*EXERCISE OBJECTIVE*. Write out the listing below without alteration, omitting its pictures.

*SUPPLIED MATERIAL*.
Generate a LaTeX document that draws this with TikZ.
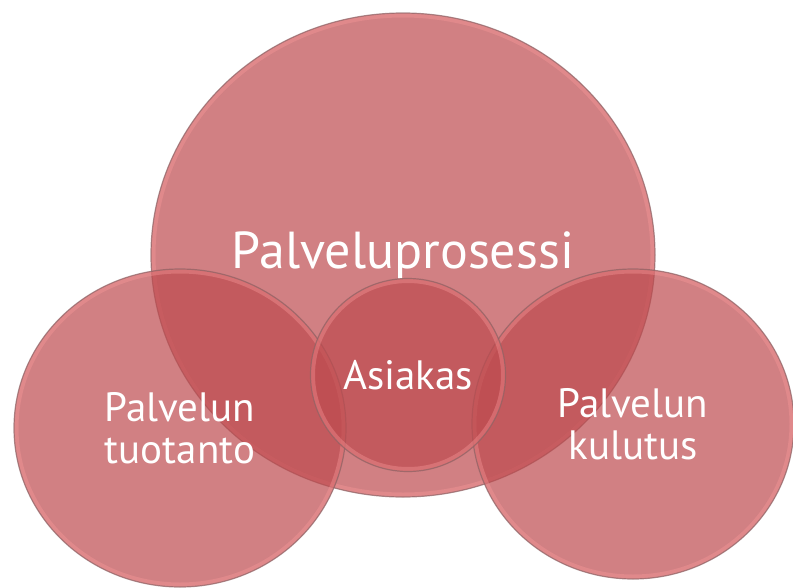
\documentclass[tikz,border=0pt]{standalone}
\usepackage{fontspec}
\setmainfont{PT Sans}
\usetikzlibrary{shapes.geometric}

\definecolor{bubblefill}{RGB}{189,74,78}
\definecolor{bubblerim}{RGB}{140,98,100}
\definecolor{glowpink}{RGB}{248,150,152}

\tikzset{
  bubble/.style={ellipse, inner sep=0pt, fill=bubblefill, fill opacity=0.7,
    draw=bubblerim, draw opacity=0.7, line width=1.2pt,
    text=white, text opacity=1, align=center,
    path picture={\draw[draw=glowpink, line width=9pt, opacity=0.4]
      (path picture bounding box.center)
      ellipse [x radius=0.5*\pgfkeysvalueof{/pgf/minimum width},
               y radius=0.5*\pgfkeysvalueof{/pgf/minimum height}];}},
}

\begin{document}
\begin{tikzpicture}[x=1pt, y=-1pt]
  \useasboundingbox (0,0) rectangle (793,587);

  \node[bubble, minimum width=504pt, minimum height=484pt,
        font=\fontsize{52}{56}\selectfont]   (prosessi) at (403,255) {Palveluprosessi};
  \node[bubble, minimum width=332pt, minimum height=318pt,
        font=\fontsize{41}{42}\selectfont]   (tuotanto) at (180,428) {Palvelun\\tuotanto};
  \node[bubble, minimum width=322pt, minimum height=310pt,
        font=\fontsize{41}{42}\selectfont]   (kulutus)  at (633,424) {Palvelun\\kulutus};
  \node[bubble, minimum width=195pt, minimum height=193pt,
        font=\fontsize{41}{44}\selectfont]   (asiakas)  at (408,375) {Asiakas};
\end{tikzpicture}
\end{document}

*RESULT OF THE EXERCISE*.
Generate a LaTeX document that draws this with TikZ.
\documentclass[tikz,border=0pt]{standalone}
\usepackage{fontspec}
\setmainfont{PT Sans}
\usetikzlibrary{shapes.geometric}

\definecolor{bubblefill}{RGB}{189,74,78}
\definecolor{bubblerim}{RGB}{140,98,100}
\definecolor{glowpink}{RGB}{248,150,152}

\tikzset{
  bubble/.style={ellipse, inner sep=0pt, fill=bubblefill, fill opacity=0.7,
    draw=bubblerim, draw opacity=0.7, line width=1.2pt,
    text=white, text opacity=1, align=center,
    path picture={\draw[draw=glowpink, line width=9pt, opacity=0.4]
      (path picture bounding box.center)
      ellipse [x radius=0.5*\pgfkeysvalueof{/pgf/minimum width},
               y radius=0.5*\pgfkeysvalueof{/pgf/minimum height}];}},
}

\begin{document}
\begin{tikzpicture}[x=1pt, y=-1pt]
  \useasboundingbox (0,0) rectangle (793,587);

  \node[bubble, minimum width=504pt, minimum height=484pt,
        font=\fontsize{52}{56}\selectfont]   (prosessi) at (403,255) {Palveluprosessi};
  \node[bubble, minimum width=332pt, minimum height=318pt,
        font=\fontsize{41}{42}\selectfont]   (tuotanto) at (180,428) {Palvelun\\tuotanto};
  \node[bubble, minimum width=322pt, minimum height=310pt,
        font=\fontsize{41}{42}\selectfont]   (kulutus)  at (633,424) {Palvelun\\kulutus};
  \node[bubble, minimum width=195pt, minimum height=193pt,
        font=\fontsize{41}{44}\selectfont]   (asiakas)  at (408,375) {Asiakas};
\end{tikzpicture}
\end{document}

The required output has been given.